This is just a note to introduce myself to your Summercore participants. You can keep it, or throw in your nearest round file. It's great to be able to participate in another Summercore! I like to be involved with Nobles' artistic journeys with teachers from our area, and out of our area. It's always important to me to see creative ways to see things, usage of color, and skillful use of tools -- by tools I mean those that are offered on the "Tool Bar" of the painting program that you are using. I haven't got much training in the use of the various painting programs. In fact, I have just started using Hyperstudio and Photoshop in the last 18 months. It seems like I'm learning things every time I use it!
Don't be afraid to put something down that isn't "artistically perfect" or capable of winning a first prize at an art show. The most important thing is to have fun and learn something at the same time!
26 total CA (2) CT (1) MA (14) NH (2) OH (1) TX (4) VT (2)

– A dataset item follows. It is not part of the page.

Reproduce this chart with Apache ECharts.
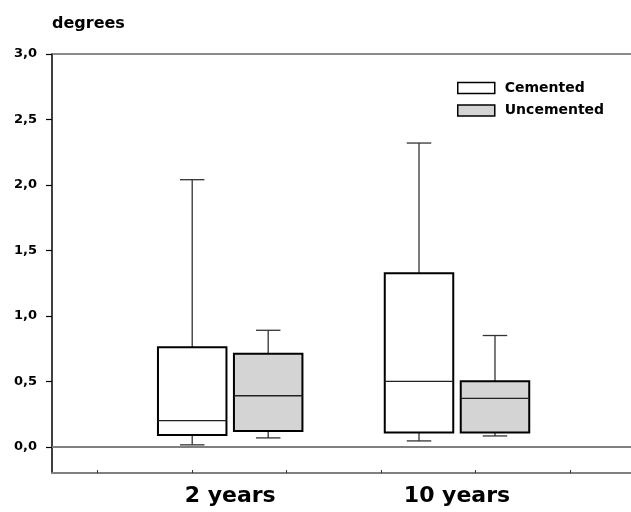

Dear Steve, I have spoken with Janice about the pictures and have come up with a list of what we think are the winners -- unfortunately, I haven't hooked up with Annie, so I guess that not everybody has had their say in it. But I also have spoken with Diane, and I've gotten her opinion, and it seems to dovetail with what Janice and I came up with -- I think that Annie feels the same way, but I'd like to talk to her to make sure. Unfortunately, we couldn't participate in the end of the Summercore.
Videoconferencing is rearing its ugly side! It's great when it works, but it seems to be cranky at times. Everybody agreed that the one by Barb and Henry had the best portrayal and showed a masterful use of the tools, so I will have to say that theirs was the best.
The picture by Maria and Dana was the only "night scene" in the bunch. The brightly glowing moon, and the twinkly stars poking out in the sky and is worthy of second.
I am very happy to say that the pictures met or exceeded our expectations! They were very creative. But I was alarmed by the preponderance of sharks in the water! I don't think that I would swim there!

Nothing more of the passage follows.